N° 879 | Le 3 avril 2008 | Jacques Trémintin | Critiques de livres (accès libre)

L’institution éducative spécialisée

Philippe Bouchez


éd. érès, 2007 (234 p. ; 23 €) | Commander ce livre

Thème : Institution

Dans les institutions, les éducateurs sont les écrans de projection des affects des résidents, explique l’auteur qui a réuni dans cet ouvrage les lectures du quotidien, les décryptages des pensées et des actes, les analyses cliniques produites depuis vingt-cinq ans tout au long de l’accompagnement qu’il a effectué auprès des différentes équipes du secteur éducatif et médico-social.

C’est justement parce qu’ils sont le réceptacle de ces ressentis, poursuit-il, qu’ils ne doivent pas rester seuls. Il ne devrait jamais y avoir de moment où le tiers est exclu, même quand l’éducateur se trouve en tête-à-tête avec l’enfant. C’est la fonction de la réunion de l’éviter en offrant, face à des sujets le plus souvent dans la jouissance du passage à l’acte ou dans la répétition infinie du temps présent, une autre temporalité que l’immédiateté. Elle est un lieu d’élaboration des messages chaotiques dans lesquels le professionnel est emmêlé. Elle doit donner l’opportunité à l’éducateur de partager en mots avec ses pairs les relations qu’il établit avec les résidents. Elle permet de travailler ce qui se cristallise, ce qui fait symptôme, ce qui se répète et qui donc pose question dans le travail quotidien.

Beaucoup trop d’institutions souffrent du symptôme de la séduction à deux. Tout au contraire, mettre de la pensée entre soi et l’autre, c’est appeler l’espace tiers et sortir de la relation duelle et directe. L’éducateur apparaît souvent à l’enfant comme un être rationnel et bienfaiteur.

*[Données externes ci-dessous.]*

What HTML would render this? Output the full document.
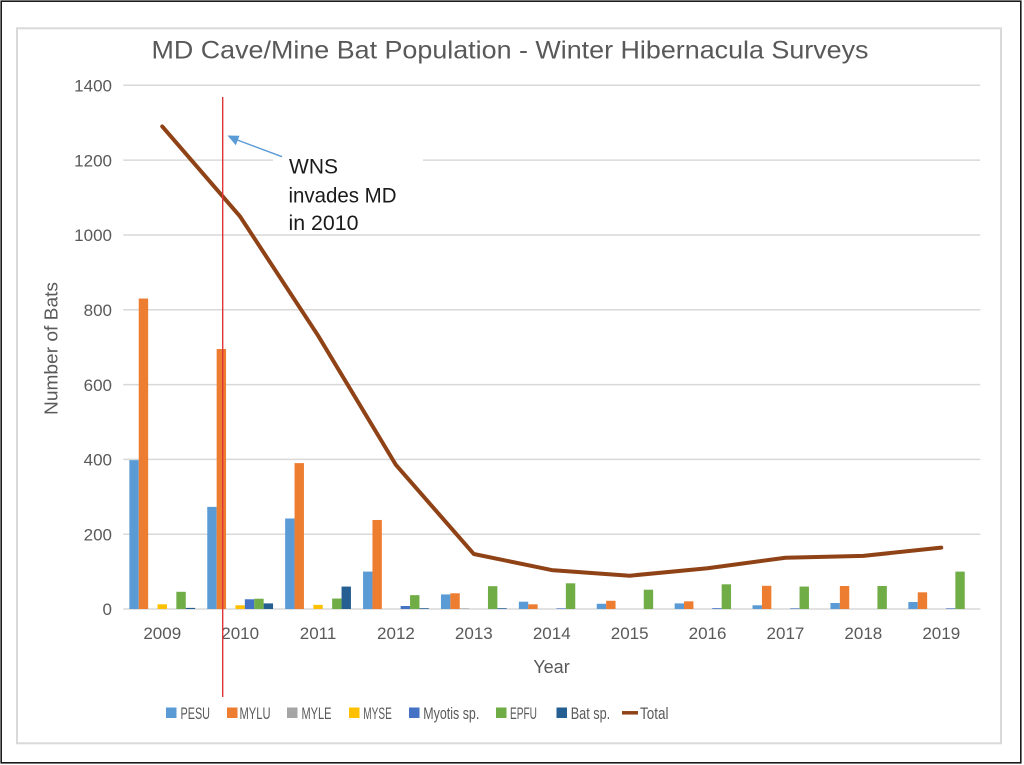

Il doit pour cela rester attentif, observer, savoir ce qu’il dit, ne pas toujours être dans la spontanéité. Il présente alors la figure d’un père suffisamment fort auquel l’enfant peut se confronter sans qu’il ne s’écroule sous l’effet de ses attaques. Ne pas trouver cette résistance reviendrait pour lui à s’abandonner à la rage impuissante d’être sans limites, donc à l’impuissance.

Mais, l’éducateur doit aussi accepter de recevoir des reproches, des accusations, des négations, permettant ainsi que se crée un espace qui fait alors ouverture, favorisant une rencontre qui ne soit ni un rejet, ni une fusion. Fichu métier de devoir dépassionner, alors qu’on ne peut que susciter sans le vouloir des passions, des désirs fous, des jalousies mortifères, alors que l’accompagnement proposé réveille des espoirs qui étaient enfouis depuis longtemps, des manques terribles et la souffrance d’avoir tant été ignoré. Mais, « l’amour, ce n’est pas donner à l’autre ce qu’il demande, ce qu’il n’a pas et qu’il croit qu’on a pour le combler, ce serait plutôt du côté du don, d’un certain manque à partager » (p.23). En même temps, si le rôle de l’éducateur est bien d’entretenir l’étincelle du potentiel de l’enfant, il ne doit pas dans sa quête de proximité et de réparation, céder à la tentation de lui en vouloir de ne pas toujours répondre au projet qu’il a pour lui.